Walmart Accelerates E-Commerce Business

Walmart surpassed eBay in share of U.S. e-commerce sales for the first time, according to eMarketer.

Amazon still tops the list with 38% of all U.S. e-commerce sales share, followed by Walmart and eBay with 1.4% and 0.16% respectively, reported MarketWatch (June 16).

“Amazon will increase its e-commerce market share to 38.0% and extend its reign of dominance,” said Andrew Lipsman, eMarketer principal analyst also with Insider Intelligence, in a statement. “But big-box retailers are leveraging their click-and-collect models to accelerate their e-commerce businesses.” Big box retailers include Target and Costco, which are both also in the top 10.

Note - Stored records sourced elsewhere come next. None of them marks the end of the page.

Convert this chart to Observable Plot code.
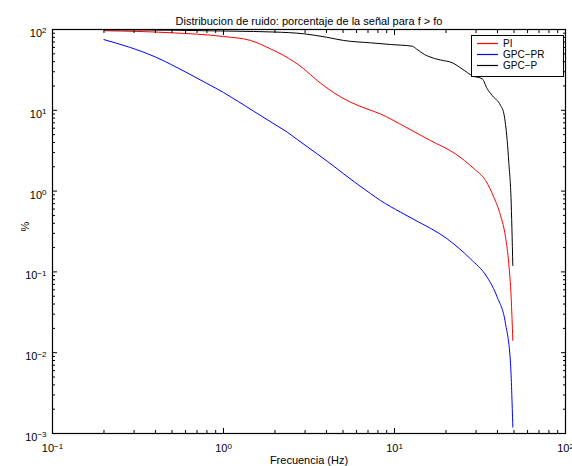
<!DOCTYPE html>
<html><head><meta charset="utf-8">
<script src="https://cdn.jsdelivr.net/npm/d3@7"></script>
<script src="https://cdn.jsdelivr.net/npm/@observablehq/plot@0.6"></script>
<style>
body{margin:0;background:#fff}
svg{font-family:"Liberation Sans",Arial,Helvetica,sans-serif}
</style>
</head><body><div id="chart"></div>
<script>
const titleText = "Distribucion de ruido: porcentaje de la señal para f > fo";
const xLabelText = "Frecuencia (Hz)";
const yLabelText = "%";
const seriesNames = ["PI", "GPC\u2212PR", "GPC\u2212P"];
const seriesColors = ["#ff0000", "#0000ff", "#000000"];

const freqPI = [0.2,0.5,1,1.44,1.88,2.25,2.95,3.53,4.4,5.53,7,8.28,11.6,16.2,22.7,29.1,34.1,38.1,41.7,44.6,46.6,48.1,49.2];
const valPI  = [96.6,91,81.9,73.1,57.7,47.7,32.6,23.4,16.6,12.6,10.3,9.0,6.21,4.23,2.89,1.90,1.35,0.84,0.499,0.269,0.126,0.0486,0.0142];

const freqGPCPR = [0.2,0.4,0.6,0.8,1,1.5,2,2.36,2.7,4.62,5.05,7.24,8.28,10.8,13,20.3,27.8,34.8,39.9,44.6,47.7,49.2];
const valGPCPR  = [75,45.7,29.8,21.5,16.6,9.75,6.67,5.36,4.35,1.89,1.63,0.933,0.765,0.551,0.445,0.257,0.145,0.086,0.0486,0.0228,0.0073,0.0012];

const freqGPCP = [0.2,0.5,1,1.5,1.97,2.95,4,5.05,7.24,9.48,12.7,13.45,14.98,15.9,17.1,18.6,21.8,24.9,28.7,32.6,34.8,37.3,41.7,43.6,44.6,45.6,46.6,48,49.2];
const valGPCP  = [99,98,95.8,94.5,93.1,88.5,80.3,73.1,68.4,65.2,62.1,57.4,49.0,46.3,43.8,41.9,38.7,32.4,26.6,24.5,18.6,15.2,11.5,9.12,6.67,4.23,2.26,0.834,0.12];

const xMajorTicks = [0.1, 1, 10, 100];
const xTickExponents = ["\u22121", "0", "1", "2"];
const yMajorTicks = [0.001, 0.01, 0.1, 1, 10, 100];
const yTickExponents = ["\u22123", "\u22122", "\u22121", "0", "1", "2"];

function minorTicks(majors) {
  const out = [];
  for (let i = 0; i < majors.length - 1; i++)
    for (let m = 2; m <= 9; m++) out.push(majors[i] * m);
  return out;
}
const xMinor = minorTicks(xMajorTicks);
const yMinor = minorTicks(yMajorTicks);

const rows = [];
[[freqPI, valPI], [freqGPCPR, valGPCPR], [freqGPCP, valGPCP]].forEach(([f, v], k) => {
  f.forEach((fi, i) => rows.push({series: seriesNames[k], f: fi, v: v[i]}));
});

const fontFam = '"Liberation Sans",Arial,Helvetica,sans-serif';
const plot = Plot.plot({
  width: 572, height: 466,
  marginLeft: 52, marginRight: 7, marginTop: 29, marginBottom: 33,
  style: {fontFamily: fontFam, fontSize: "11px", background: "white", color: "black"},
  x: {type: "log", domain: [0.1, 100]},
  y: {type: "log", domain: [0.001, 100]},
  color: {domain: seriesNames, range: seriesColors.slice()},
  marks: [
    Plot.line(rows, {x: "f", y: "v", z: "series", stroke: "series", strokeWidth: 1, curve: "monotone-x"}),
    Plot.frame({stroke: "black", strokeWidth: 1.2}),
    Plot.axisX(xMajorTicks, {anchor: "bottom", tickSize: -5, fill: "none", label: null}),
    Plot.axisX(xMinor, {anchor: "bottom", tickSize: -3, fill: "none", label: null}),
    Plot.axisX(xMajorTicks, {anchor: "top", tickSize: -5, fill: "none", label: null}),
    Plot.axisX(xMinor, {anchor: "top", tickSize: -3, fill: "none", label: null}),
    Plot.axisY(yMajorTicks, {anchor: "left", tickSize: -5, fill: "none", label: null}),
    Plot.axisY(yMinor, {anchor: "left", tickSize: -3, fill: "none", label: null}),
    Plot.axisY(yMajorTicks, {anchor: "right", tickSize: -5, fill: "none", label: null}),
    Plot.axisY(yMinor, {anchor: "right", tickSize: -3, fill: "none", label: null}),
    Plot.axisX(xMajorTicks, {anchor: "bottom", tickSize: 0, tickPadding: 11, label: null, fontSize: 11,
      tickFormat: d => "10^" + xTickExponents[xMajorTicks.indexOf(d)]}),
    Plot.axisY(yMajorTicks, {anchor: "left", tickSize: 0, tickPadding: 6, label: null, fontSize: 11, dy: 4,
      tickFormat: d => "10^" + yTickExponents[yMajorTicks.indexOf(d)]}),
    Plot.text([titleText], {frameAnchor: "top", dy: -12, fontSize: 11, fill: "black"}),
    Plot.text([xLabelText], {frameAnchor: "bottom", dy: 30, fontSize: 11, fill: "black"}),
    Plot.text([yLabelText], {frameAnchor: "left", dx: -27, rotate: -90, fontSize: 11, fill: "black"})
  ]
});

// turn "10^e" labels into base + raised exponent
d3.select(plot).selectAll("text").each(function() {
  const t = this.textContent;
  const m = /^10\^(.+)$/.exec(t);
  if (!m) return;
  const sel = d3.select(this);
  sel.text(null);
  sel.append("tspan").text("10");
  sel.append("tspan").attr("dy", "-0.45em").attr("font-size", "8px").text(m[1]);
});

const svg = d3.select(plot);
const lg = svg.append("g").attr("font-size", 10).attr("font-family", fontFam).attr("text-anchor", "start");
lg.append("rect").attr("x", 471.5).attr("y", 35.5).attr("width", 92).attr("height", 41)
  .style("fill", "white").style("stroke", "black").style("stroke-width", "1");
seriesNames.forEach((n, i) => {
  const y = 43.5 + i * 11;
  lg.append("path").attr("d", `M477,${y}H498`)
    .attr("stroke", seriesColors[i]).style("stroke", seriesColors[i]).style("stroke-width", "1.2").style("fill", "none");
  lg.append("text").attr("x", 503).attr("y", y).attr("dy", "0.36em")
    .style("fill", "black").attr("text-anchor", "start").text(n);
});
document.getElementById("chart").appendChild(plot);
</script>
</body></html>
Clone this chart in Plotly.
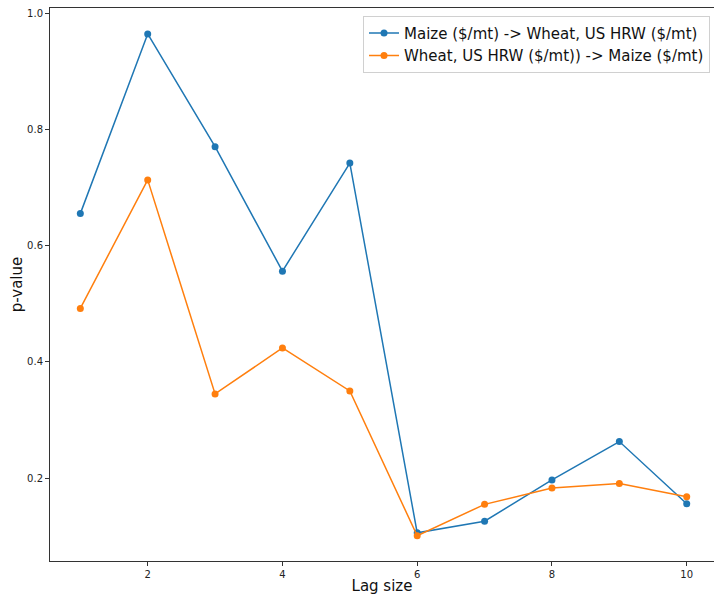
import plotly.graph_objects as go

lags = [1, 2, 3, 4, 5, 6, 7, 8, 9, 10]
maize_to_wheat = [0.655, 0.964, 0.770, 0.556, 0.742, 0.106, 0.126, 0.197, 0.263, 0.156]
wheat_to_maize = [0.492, 0.713, 0.345, 0.424, 0.350, 0.101, 0.155, 0.183, 0.191, 0.168]
name_a = "Maize ($/mt) -> Wheat, US HRW ($/mt)"
name_b = "Wheat, US HRW ($/mt)) -> Maize ($/mt)"
x_ticks = [2, 4, 6, 8, 10]
y_ticks = [0.2, 0.4, 0.6, 0.8, 1.0]

fig = go.Figure()
fig.add_trace(go.Scatter(x=lags, y=maize_to_wheat, mode="lines+markers", name=name_a,
                         line=dict(color="#1f77b4", width=1.5),
                         marker=dict(color="#1f77b4", size=7)))
fig.add_trace(go.Scatter(x=lags, y=wheat_to_maize, mode="lines+markers", name=name_b,
                         line=dict(color="#ff7f0e", width=1.5),
                         marker=dict(color="#ff7f0e", size=7)))

fig.update_layout(
    width=715, height=595,
    margin=dict(l=50, r=1, t=8, b=34),
    plot_bgcolor="white", paper_bgcolor="white",
    font=dict(family="DejaVu Sans", color="#222"),
    showlegend=True,
    legend=dict(x=0.994, xanchor="right", y=0.986, yanchor="top",
                bgcolor="white", bordercolor="#d0d0d0", borderwidth=1,
                font=dict(size=15, color="#111"), tracegroupgap=0),
    xaxis=dict(range=[0.55, 10.405], tickvals=x_ticks, ticktext=[str(v) for v in x_ticks],
               showgrid=False, zeroline=False, showline=True, linecolor="#333", linewidth=1,
               mirror=True, ticks="outside", ticklen=4, tickcolor="#333", automargin=False,
               tickfont=dict(size=10, color="#222"),
               title=dict(text="Lag size", font=dict(size=15, color="#111"), standoff=4)),
    yaxis=dict(range=[0.0576, 1.0086], tickvals=y_ticks, ticktext=["0.2", "0.4", "0.6", "0.8", "1.0"],
               showgrid=False, zeroline=False, showline=True, linecolor="#333", linewidth=1,
               ticks="outside", ticklen=4, tickcolor="#333", automargin=False,
               tickfont=dict(size=10, color="#222"),
               title=dict(text="p-value", font=dict(size=15, color="#111"), standoff=0)),
)

fig.write_html("out.html")
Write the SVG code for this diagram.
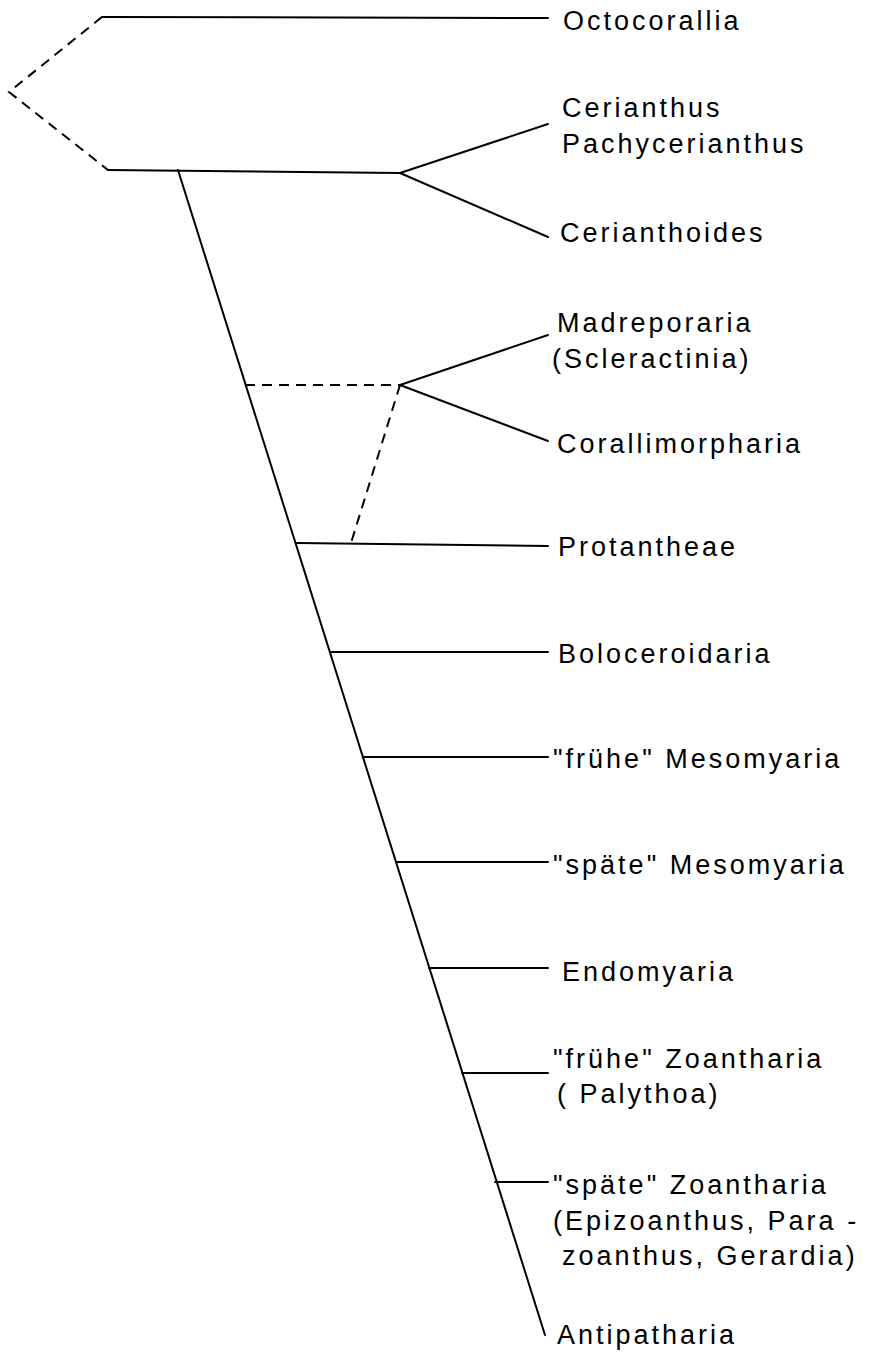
<svg xmlns="http://www.w3.org/2000/svg" width="870" height="1352" viewBox="0 0 870 1352">
<style>
.l{stroke:#000;stroke-width:2;fill:none;stroke-linecap:round}
.d{stroke:#000;stroke-width:2;fill:none;stroke-dasharray:10 7}
text{font-family:"Liberation Sans",Arial,sans-serif;font-size:27px;letter-spacing:3px;fill:#000}
</style>
<rect width="870" height="1352" fill="#fff"/>
<g id="connectors">
<path class="d" d="M102,17 L9,92 L108,170"/>
<path class="l" d="M102,17 L548,18"/>
<path class="l" d="M108,170 L400,173"/>
<path class="l" d="M400,173 L548,124 M400,173 L548,237"/>
<path class="l" d="M178,170 L545,1335"/>
<path class="d" d="M245,385 L400,385"/>
<path class="d" d="M400,385 L351,543"/>
<path class="l" d="M400,385 L548,335 M400,385 L548,441"/>
<path class="l" d="M297,543 L548,546"/>
<path class="l" d="M330,652 L548,652"/>
<path class="l" d="M363,757 L548,757"/>
<path class="l" d="M396,862 L548,862"/>
<path class="l" d="M429,968 L548,968"/>
<path class="l" d="M462,1073 L548,1073"/>
<path class="l" d="M495,1182 L548,1182"/>
</g>
<g id="octocorallia"><text x="563" y="30">Octocorallia</text></g>
<g id="cerianthus"><text x="562" y="117">Cerianthus</text><text x="562" y="153">Pachycerianthus</text></g>
<g id="cerianthoides"><text x="560" y="242">Cerianthoides</text></g>
<g id="madreporaria"><text x="557" y="332">Madreporaria</text><text x="552" y="368">(Scleractinia)</text></g>
<g id="corallimorpharia"><text x="557" y="453">Corallimorpharia</text></g>
<g id="protantheae"><text x="558" y="556">Protantheae</text></g>
<g id="boloceroidaria"><text x="558" y="663">Boloceroidaria</text></g>
<g id="fruehe-mesomyaria"><text x="553" y="768">"frühe" Mesomyaria</text></g>
<g id="spaete-mesomyaria"><text x="553" y="874">"späte" Mesomyaria</text></g>
<g id="endomyaria"><text x="562" y="981">Endomyaria</text></g>
<g id="fruehe-zoantharia"><text x="553" y="1068">"frühe" Zoantharia</text><text x="557" y="1103">( Palythoa)</text></g>
<g id="spaete-zoantharia"><text x="553" y="1194">"späte" Zoantharia</text><text x="553" y="1230">(Epizoanthus, Para -</text><text x="562" y="1265">zoanthus, Gerardia)</text></g>
<g id="antipatharia"><text x="557" y="1344">Antipatharia</text></g>
</svg>
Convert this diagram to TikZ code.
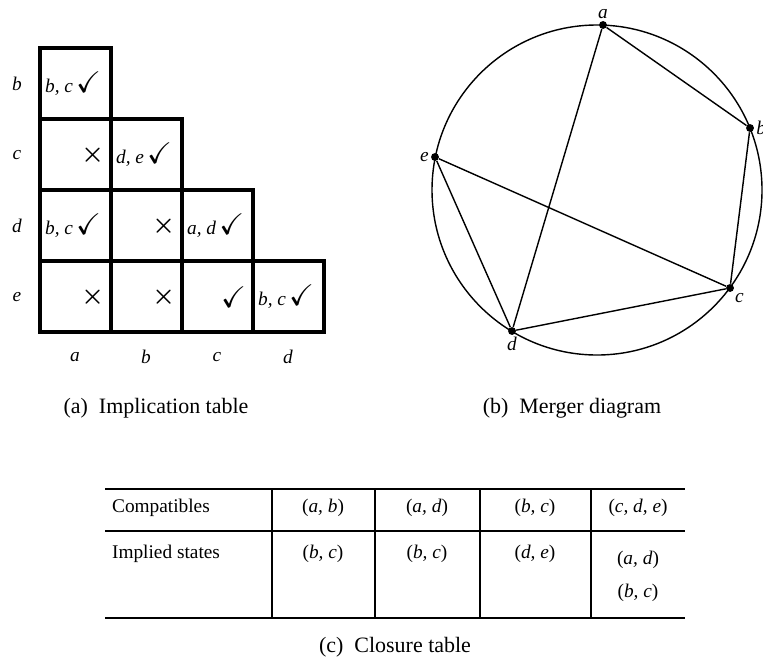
\documentclass[tikz,border=0pt]{standalone}
\usepackage{amsmath}
\usepackage{amssymb}
\usepackage{fontspec}
\setmainfont{Liberation Serif}
\newcommand{\chk}{{\fontsize{17}{17}\selectfont$\boldsymbol{\checkmark}$}}

\begin{document}
\begin{tikzpicture}[x=0.02cm, y=-0.02cm,
    o/.style={line width=2.2pt},
    ke/.style={line width=1pt},
    dinh/.style={circle, fill, inner sep=0pt, minimum size=4.5pt},
    chu/.style={font=\fontsize{11}{13}\selectfont, inner sep=1pt},
    tieude/.style={font=\fontsize{12.5}{14}\selectfont}]
            \useasboundingbox (0,0) rectangle (763,666);
            % Bảng kéo theo
            \foreach \i/\j in {0/0,0/1,1/1,0/2,1/2,2/2,0/3,1/3,2/3,3/3}
                \draw[o] (40+71*\i,48+71*\j) rectangle ++(71,71);
            \foreach \i/\j/\t in {0/0/{b, c},1/1/{d, e},0/2/{b, c},2/2/{a, d},3/3/{b, c}}
                \node[chu, anchor=west] (l\i\j) at (40+71*\i+3, 84+71*\j) {\textit{\t}\,\chk};
            \foreach \i/\j in {0/1,1/2,0/3,1/3}
                \node[chu, anchor=east] (x\i\j) at (40+71*\i+66, 84+71*\j) {\fontsize{15}{15}\selectfont$\boldsymbol{\times}$};
            \node[chu, anchor=east] (l23) at (40+71*2+66, 84+71*3) {\chk};
            \foreach \t [count=\j from 0] in {b,c,d,e}
                \node[chu] (h\t) at (17, 84+71*\j) {\textit{\t}};
            \foreach \t [count=\i from 0] in {a,b,c,d}
                \node[chu] (c\t) at (75+71*\i, 357) {\textit{\t}};
            \node[tieude] (capa) at (156,408) {(a)\ \ Implication table};
            
            % Đồ thị gộp
            \coordinate (O) at (597,190);
            \draw[line width=0.8pt] (O) circle (165);
            \node[dinh, label={[chu]above:\textit{a}}] (a) at (603,25) {};
            \node[dinh, label={[chu]right:\textit{b}}] (b) at (750,128) {};
            \node[dinh, label={[chu]below right:\textit{c}}] (c) at (730,288) {};
            \node[dinh, label={[chu]below:\textit{d}}] (d) at (512,331) {};
            \node[dinh, label={[chu]left:\textit{e}}] (e) at (435,157) {};
            \foreach \u/\v in {a/b,a/d,b/c,c/d,c/e,d/e}
                \draw[line width=0.8pt] (\u) -- (\v);
            \node[tieude] (capb) at (572,408) {(b)\ \ Merger diagram};
            
            % Bảng đóng
            \draw[ke] (105,489) -- (685,489);
            \draw[ke] (105,531) -- (685,531);
            \draw[ke] (105,618) -- (685,618);
            \foreach \x in {272,375,480,591}
                \draw[ke] (\x,489) -- (\x,618);
            \node[chu, anchor=west] (t1) at (110,508) {Compatibles};
            \node[chu, anchor=west] (t2) at (110,554) {Implied states};
            \foreach \x/\t in {323/{a, b},427/{a, d},535/{b, c},638/{c, d, e}}
                \node[chu] at (\x,508) {(\textit{\t})};
            \foreach \x/\t in {323/{b, c},427/{b, c},535/{d, e}}
                \node[chu] at (\x,554) {(\textit{\t})};
            \node[chu] (t3) at (638,560) {(\textit{a, d})};
            \node[chu] (t4) at (638,593) {(\textit{b, c})};
            \node[tieude] (capc) at (395,647) {(c)\ \ Closure table};
\end{tikzpicture}
\end{document}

In May, retail sales increased a record 17.7% despite a 6% year-over-year decline. E-commerce sales in 2020 will climb 18% higher than the previous forecast for 13%, according to eMarketer, although retail sales overall are expected to drop 10.5% to $4.9 trillion. Both outcomes are the result of the coronavirus.

E-commerce is expected to reach $709.78 billion this year, eMarketer said, with food and beverage being the top growth category—anticipated to grow 58.5%.

“Certain e-commerce behaviors like online grocery shopping and click-and-collect have permanently catapulted three or four years into the future in just three or four months,” said Lipsman.

Recently, Walmart partnered with e-commerce giant Shopify to expand its third-party marketplace site, reported Bloomberg (June 15). Walmart plans to add 1,200 Shopify sellers this year, according to Walmart executive Jeff Clementz.

The company’s marketplace site, which already offers 75 million products, grew at a faster pace than Walmart’s overall web business in the first quarter. “There are many Shopify sellers who were already on Walmart.com, but we have not penetrated their base to the extent possible,” said Clementz, VP of Walmart Marketplace. “There’s a tremendous opportunity.”

For Shopify, this deal provides its network of millions of merchants access to Walmart’s customers and also follows a linkup in May with Facebook that allowed retailers to import Shopify products to the social media site’s new Shops service.

The Walmart deal will give small- and medium-sized businesses access to 120 million customers who visit Walmart.com every month. “Few companies in the world match the sheer size and scale of Walmart,” said Satish Kanwar, VP of product at Shopify.

In other e-commerce news, Carrefour and Google are launching a voice-based grocery shopping service in France, reported Reuters (June 16). The service works via Google Assistant, a digital voice assistant service on smartphones and other devices.

“This innovation, developed with Google, will further accelerate the trajectory of e-commerce at Carrefour,” said Amelie Oudea-Castera, Carrefour’s executive director of e-commerce, data, and digital transformation.

The new service will allow users who associate their Google account with their Carrefour account to add items to a shopping list by saying generic words, such as butter or milk, or names of products or brands. The Assistant, which is connected to Carrefour’s e-commerce inventory, then converts the list into a cart of products available on the Carrefour website.

Carrefour is aiming to increase food e-commerce sales to about $4.7 billion by 2022 from around $1.5 billion in 2019.